Pinterest CEO Bill Ready pitched the platform as a shopping search engine at Cannes Lions, betting AI can capture purchase-intent queries that now go to Google and Amazon.
Pinterest CEO Bill Ready used the Cannes Lions stage to pitch his platform as a shopping search engine. The message, delivered to advertisers at the annual ad conference, marks a deliberate push into territory dominated by Google and Amazon.
Ready, who joined Pinterest in 2022 after running Google's commerce division, told Business Insider that the company is betting its AI can surface products at the exact moment users are planning to buy. That framing – search, not just inspiration – puts Pinterest in direct competition with platforms that already capture billions in ad dollars tied to purchase intent.
The pitch lands at a critical time. Pinterest reported 518 million monthly active users in its last quarter, up 11% year over year. Revenue climbed 23% to $876 million. The company still trails rivals by a wide margin. Meta brought in over $35 billion in ad revenue in the same period. Google's ad business was roughly $62 billion.
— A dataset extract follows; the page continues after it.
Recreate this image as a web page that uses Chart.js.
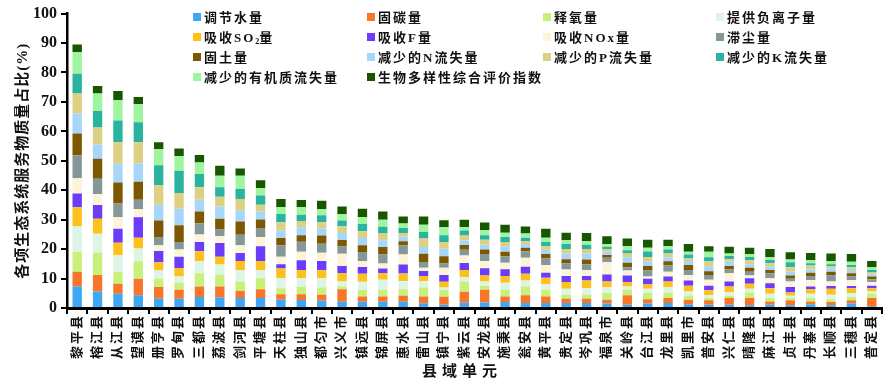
<!DOCTYPE html>
<html>
<head>
<meta charset="utf-8">
<script src="https://cdn.jsdelivr.net/npm/chart.js@4.4.1/dist/chart.umd.min.js"></script>
<style>
  html, body { margin: 0; padding: 0; background: #fff; }
  #wrap { position: relative; width: 894px; height: 381px; }
  #legend { position: absolute; left: 0; top: 0; width: 894px; height: 100px; pointer-events: none;
    font-family: "Liberation Serif", "Noto Sans CJK SC", serif; font-weight: bold; font-size: 13px; color: #111; }
  .li { position: absolute; white-space: nowrap; letter-spacing: 2px; line-height: 16px; }
  .li i { display: inline-block; width: 8px; height: 8px; margin-right: 3px; vertical-align: 1px; }
  .li sub { font-size: 8px; vertical-align: -2px; letter-spacing: 0; }
</style>
</head>
<body>
<div id="wrap">
  <canvas id="c" width="894" height="381"></canvas>
  <div id="legend"></div>
</div>
<script>
const categories = ["黎平县","榕江县","从江县","望谟县","册亨县","罗甸县","三都县","荔波县","剑河县","平塘县",
  "天柱县","独山县","都匀市","兴义市","镇远县","锦屏县","惠水县","雷山县","镇宁县","紫云县",
  "安龙县","施秉县","瓮安县","黄平县","贵定县","岑巩县","福泉市","关岭县","台江县","龙里县",
  "凯里市","普安县","兴仁县","晴隆县","麻江县","贞丰县","丹寨县","长顺县","三穗县","普定县"];

const seriesNames = ["调节水量","固碳量","释氧量","提供负离子量","吸收SO₂量","吸收F量","吸收NOx量","滞尘量",
  "固土量","减少的N流失量","减少的P流失量","减少的K流失量","减少的有机质流失量","生物多样性综合评价指数"];

const water = [7.3,5.6,4.8,4.3,3.1,3.1,3.7,3.6,3.4,3.4,2.8,2.7,2.5,2.1,2.1,2.1,2.1,1.6,1.1,1.8,1.9,2.0,1.7,1.7,1.7,1.7,1.5,1.1,1.5,1.7,1.3,1.1,1.1,0.9,1.1,0.9,1.3,0.9,1.5,0.6];
const carbon = [5.0,5.6,3.4,5.6,4.0,3.1,3.6,3.7,2.4,3.0,1.9,2.0,2.0,4.3,1.8,1.8,2.1,2.3,2.7,3.7,4.3,1.9,2.6,2.2,1.4,1.4,1.3,3.2,1.5,1.7,1.5,1.5,2.3,2.5,1.1,1.7,0.9,1.1,1.1,2.8];
const oxygen = [6.8,7.6,4.1,6.0,2.8,2.4,4.5,4.1,3.2,3.7,2.0,2.5,2.5,0.9,2.2,2.3,2.2,3.1,2.3,3.5,1.3,2.3,3.0,2.3,1.4,1.4,2.3,1.9,2.1,1.7,1.4,0.8,0.8,1.9,1.2,0.8,1.2,1.0,1.1,1.4];
const anion = [8.6,6.4,5.6,4.3,2.8,2.1,4.1,3.4,3.9,2.8,3.4,2.9,3.1,1.7,2.8,3.4,2.8,2.2,0.9,1.5,1.5,2.4,2.0,1.9,2.0,2.2,2.0,1.1,1.4,2.0,1.4,1.0,1.2,1.2,1.4,0.8,1.4,1.5,1.3,0.8];
const so2 = [6.5,5.1,4.3,3.7,2.8,2.8,3.4,2.6,3.1,3.1,3.3,2.8,2.7,2.8,2.7,2.2,2.5,1.7,1.9,2.4,2.0,2.3,2.3,2.2,2.3,2.6,1.9,1.5,1.6,1.9,2.0,1.6,1.9,1.7,1.9,1.1,1.6,2.0,1.7,1.1];
const fluor = [4.7,4.7,4.7,6.9,3.9,3.9,3.1,4.7,2.7,5.0,1.5,3.3,3.2,2.5,2.3,1.6,3.1,1.7,2.3,2.4,2.5,2.3,2.4,1.7,2.1,1.6,2.4,2.2,1.8,1.7,1.7,1.6,1.7,1.9,1.7,1.8,0.9,1.0,0.8,0.9];
const nox = [5.2,3.7,3.9,2.8,1.9,2.5,2.6,2.3,2.6,3.1,2.5,2.9,2.8,4.1,2.1,1.7,3.4,1.1,2.5,2.5,2.5,2.2,3.1,2.6,2.2,2.0,4.1,1.7,0.8,1.6,1.9,2.0,2.8,0.9,1.7,1.9,2.2,1.5,2.0,1.2];
const dust = [7.8,5.2,4.7,3.2,2.8,2.5,3.8,2.3,3.6,3.1,3.9,3.4,3.0,2.6,3.0,3.1,3.0,1.9,1.4,2.0,2.3,2.2,2.2,2.2,2.1,2.0,1.6,1.1,2.0,2.1,1.7,1.6,1.3,1.3,1.7,0.9,1.4,2.0,1.2,1.0];
const soil = [7.4,6.8,7.1,6.1,5.6,5.7,4.0,3.6,4.5,2.9,2.5,2.2,2.8,2.1,2.3,2.5,1.5,2.8,2.5,1.6,1.6,1.5,1.2,1.5,1.4,1.6,0.9,1.6,1.6,1.5,1.7,1.3,1.2,1.4,1.1,1.1,1.1,1.3,1.1,0.9];
const nLoss = [6.8,4.8,6.4,6.2,5.4,5.6,4.0,4.2,3.7,2.7,2.5,2.7,2.4,2.4,2.5,2.3,1.5,2.3,2.5,1.5,1.6,1.9,1.2,1.5,1.9,2.0,1.1,1.8,1.5,1.3,1.4,1.5,1.4,1.1,1.1,1.3,1.1,1.2,1.1,0.7];
const pLoss = [6.8,5.8,7.3,7.2,6.7,5.4,4.2,3.3,3.9,2.3,2.8,2.0,2.1,2.3,2.3,2.3,1.3,2.9,2.3,1.7,1.7,1.4,1.1,1.2,1.5,1.5,0.9,1.3,1.5,1.3,0.8,1.9,0.9,1.4,1.2,1.5,1.3,0.8,0.9,0.7];
const kLoss = [6.7,5.6,7.4,6.8,6.7,7.5,4.5,3.2,3.4,3.1,2.8,2.3,2.4,1.9,2.4,2.3,1.7,2.2,2.3,1.7,1.5,1.7,1.1,1.4,1.7,1.5,0.8,1.1,1.9,1.4,1.4,1.3,1.1,1.1,1.1,1.7,0.8,0.6,0.8,0.8];
const organicLoss = [7.3,6.0,6.9,6.1,5.5,5.0,3.9,3.9,4.5,2.5,2.4,2.5,2.1,2.2,2.4,2.4,1.5,2.5,2.7,1.2,1.7,1.5,1.4,1.5,1.3,1.2,0.9,1.5,1.3,1.1,0.9,1.9,0.8,1.0,0.9,1.0,1.1,1.1,1.1,0.9];
const biodiversity = [2.6,2.5,3.1,2.5,2.3,2.6,2.6,3.4,2.5,2.7,2.7,2.5,2.8,2.6,2.8,2.8,2.4,2.8,2.4,2.5,2.6,2.7,2.4,3.0,2.6,2.8,2.7,2.5,2.7,2.2,2.6,1.9,2.3,2.2,2.8,2.4,2.4,2.5,2.6,2.2];

const yTicks = [0,10,20,30,40,50,60,70,80,90,100];

const seriesValues = [water, carbon, oxygen, anion, so2, fluor, nox, dust, soil, nLoss, pLoss, kLoss, organicLoss, biodiversity];
const colors = ["#3ea8f4","#f7762a","#c8f07a","#ddf5e4","#fdc01d","#6b3cf9","#fbf4d8","#869797",
  "#7d5800","#a6d6f9","#dcd183","#2bb3a2","#9ef59d","#175700"];

const FONT = '"Liberation Serif", "Noto Sans CJK SC", serif';

const datasets = seriesNames.map((n, i) => ({
  label: n,
  data: seriesValues[i],
  backgroundColor: colors[i],
  borderWidth: 0,
  barPercentage: 0.46,
  categoryPercentage: 1.0
}));

// HTML legend
const legendPos = [193, 367, 543, 716];
const legendRows = [18, 38, 58, 78];
const lg = document.getElementById('legend');
seriesNames.forEach((n, i) => {
  const d = document.createElement('div');
  d.className = 'li';
  d.style.left = legendPos[i % 4] + 'px';
  d.style.top = (legendRows[Math.floor(i / 4)] - 8) + 'px';
  const label = n.replace('SO₂', 'SO<sub>2</sub>');
  d.innerHTML = '<i style="background:' + colors[i] + '"></i>' + label;
  lg.appendChild(d);
});

const spacingPlugin = {
  id: 'spacing',
  afterLayout(chart) {
    const ctx = chart.ctx;
    const sx = chart.scales.x, sy = chart.scales.y;
    if (sx && !sx._patched) {
      const orig = sx.drawLabels.bind(sx);
      sx.drawLabels = function (area) { ctx.save(); ctx.letterSpacing = '2px'; orig(area); ctx.restore(); };
      sx._patched = true;
    }
    if (sy && !sy._patched) {
      const origT = sy.drawTitle.bind(sy);
      sy.drawTitle = function (area) { ctx.save(); ctx.letterSpacing = '1px'; origT(area); ctx.restore(); };
      sy._patched = true;
    }
  }
};

const xTitlePlugin = {
  id: 'xTitle',
  afterDraw(chart) {
    const ctx = chart.ctx;
    ctx.save();
    ctx.font = 'bold 15px ' + FONT;
    ctx.letterSpacing = '5px';
    ctx.fillStyle = '#111';
    ctx.textAlign = 'center';
    ctx.textBaseline = 'middle';
    ctx.fillText('县域单元', 462, 372);
    ctx.restore();
  }
};

new Chart(document.getElementById('c'), {
  type: 'bar',
  data: { labels: categories, datasets },
  options: {
    responsive: false,
    animation: false,
    layout: { padding: { top: 11, right: 12, left: 0, bottom: 0 } },
    plugins: { legend: { display: false }, tooltip: { enabled: false } },
    scales: {
      x: {
        stacked: true,
        offset: true,
        border: { display: true, color: '#000', width: 3 },
        grid: { display: true, drawOnChartArea: false, offset: true, tickLength: 6, color: '#000', lineWidth: 2 },
        ticks: { minRotation: 90, maxRotation: 90, autoSkip: false, padding: 0, color: '#111',
          font: { family: FONT, size: 13, weight: 'bold' } },
        afterFit(scale) { scale.height = 73; }
      },
      y: {
        stacked: true,
        min: 0, max: 100,
        afterBuildTicks(scale) { scale.ticks = yTicks.map(v => ({ value: v })); },
        border: { display: true, color: '#000', width: 2.5 },
        grid: { display: true, drawOnChartArea: false, tickLength: 6, color: '#000', lineWidth: 2 },
        ticks: { padding: 4, color: '#111', font: { family: FONT, size: 16, weight: 'bold' } },
        title: { display: true, text: '各项生态系统服务物质量占比(%)', color: '#111',
          font: { family: FONT, size: 15, weight: 'bold' }, padding: { top: 14, bottom: 0 } },
        afterFit(scale) { scale.width = 67; }
      }
    }
  },
  plugins: [spacingPlugin, xTitlePlugin]
});
</script>
</body>
</html>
What sets the Pinterest argument apart is the intent layer. A user searching for “fall jackets” on Pinterest often does so before opening Google – or instead of it. Ready is telling advertisers to treat those queries as search volume, not social browsing. The AI piece powers visual discovery and product tagging, making the image itself a searchable link.
The company has already tightened the link from pin to checkout. Direct shopping integrations with Shopify, WooCommerce, and Amazon now let users buy without leaving the app. That closes the attribution gap that historically made Pinterest harder to measure than pure search ads.
Still, the pivot is as much about perception as technology. Pinterest has long described itself as a visual discovery engine, not a social network. Ready’s Cannes speech sharpens that into a direct value proposition: advertisers can bid on shopping-related queries the way they bid on Google keywords. The company already supports shopping ads with a pay-per-click model.
The timing coincides with a broader shift in ad spending. Retail media networks – ad platforms run by Amazon, Walmart, and others – are pulling share from traditional search and social. Pinterest is trying to carve a slice of that growth by framing itself as a product-focused search utility, not a place where users just save ideas.
Ready’s background strengthens the story. He led Google’s $140 billion commerce business, including Shopping ads and payments. Ad buyers may give his search positioning more weight than a CEO without that pedigree. Pinterest has also invested in its own ad measurement tools, including conversion API upgrades and partnerships with third-party attribution firms.
The stock closed Thursday at $44.61, up roughly 8% year to date. It remains well below its 2021 highs above $80. Analysts are split on the company’s ability to convert user growth into ad revenue at scale. Pinterest trades at about 30 times forward earnings, a premium to Meta and Google but with smaller absolute profits.
Ready will need to show that the search pitch drives real advertiser spending. The first test comes in the third-quarter earnings report, typically the first full quarter after a major ad conference push. Early indicators include advertiser feedback at Cannes and whether brands begin earmarking search budgets for Pinterest campaigns.
For now, Ready has planted the flag. Whether advertisers see a search engine when they look at Pinterest depends on whether the AI behind the pins delivers return on their bids.